Shipman, considered a prolific serial killer, was convicted of murdering 15 of his patients but he is believed to have murdered more than 200 people. Shipman hanged himself in his prison cell in 2004.

“Harold Shipman committed suicide in Wakefield prison. He was a GP, he was a trusted professional, just like teachers and others. When they put a vaccine in our arms, we trust what they are putting in us. Have we stopped trusting GPs? No, we still trust GPs and we know that he was one bad apple in there,” Ahmed told The Telegraph.

“He (Khan) is in prison, which is the right place. As a teacher, a father, and as a human being, what he did was wrong. He’s been convicted of that offence, and I cannot stand here and say that was right. It was absolutely disgusting. And the people of Wakefield know that he was one bad apple.”

Wakefield, which will go to by-polls along with Tiverton and Honiton, was won by the Tories in the 2019 general elections despite the region being traditionally dominated by the Labour Party. It was the Conservatives’ first victory in the seat in more than eight decades.

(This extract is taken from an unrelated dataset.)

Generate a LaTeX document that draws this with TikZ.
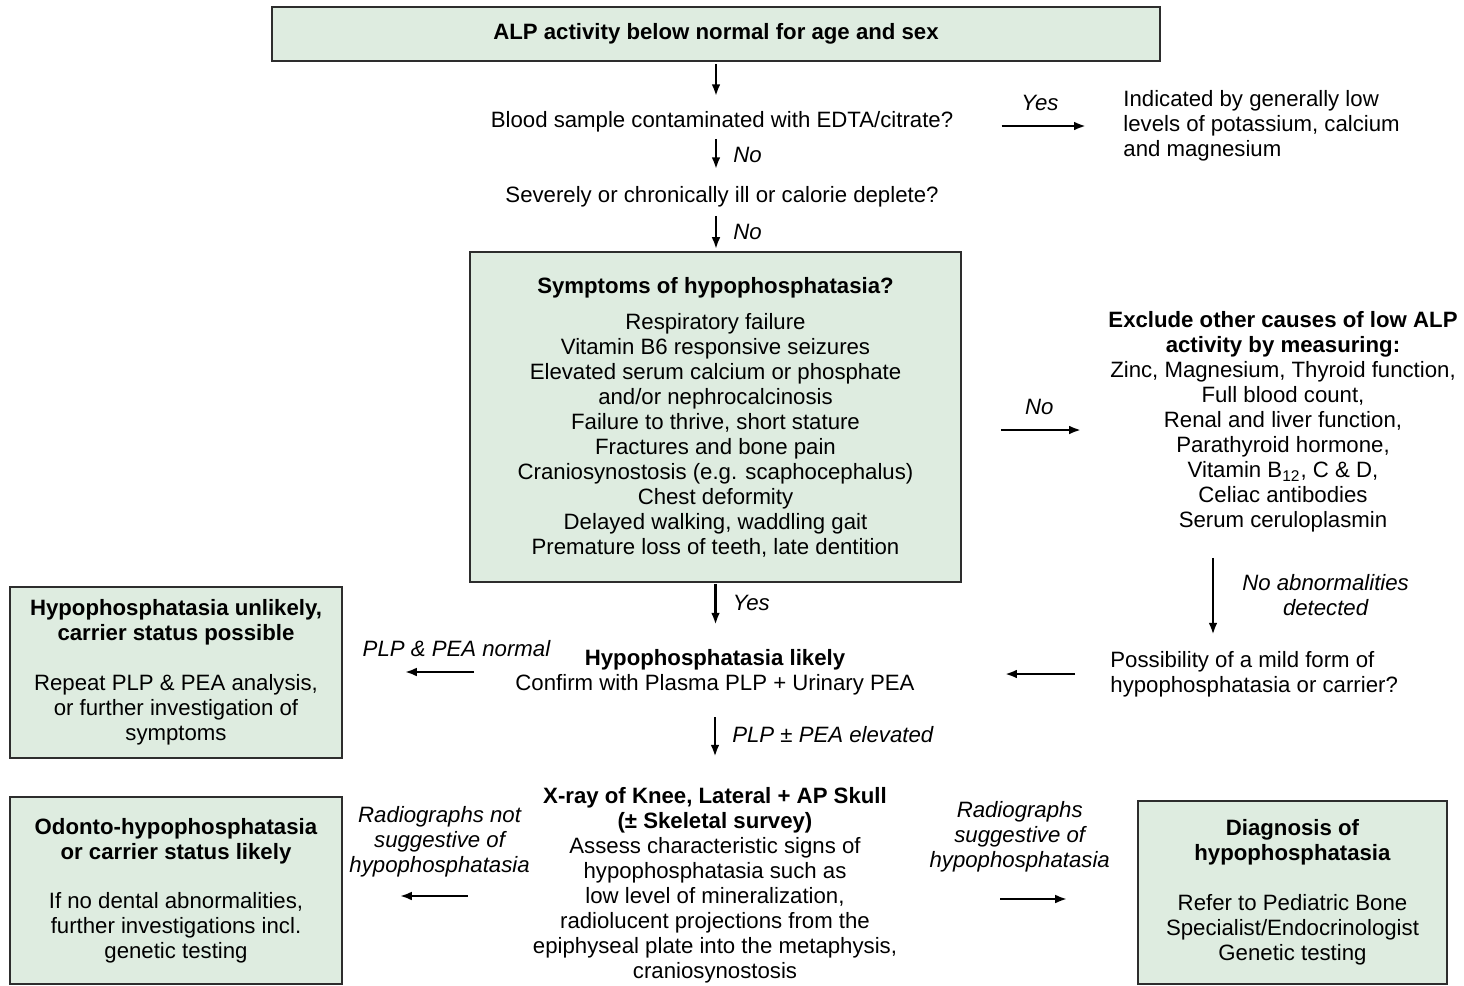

A national poll reported by The Telegraph suggested that the Conservatives could lose their majority if a general election was held now, with 39 per cent of respondents saying they planned to vote for Labour.

However, Wakefield’s Labour candidate Simon Lightwood said he would work hard and “knock on every door” for votes.

He predicted that not only traditional Labour voters would come back to support the party, but some Conservatives too would support his candidature.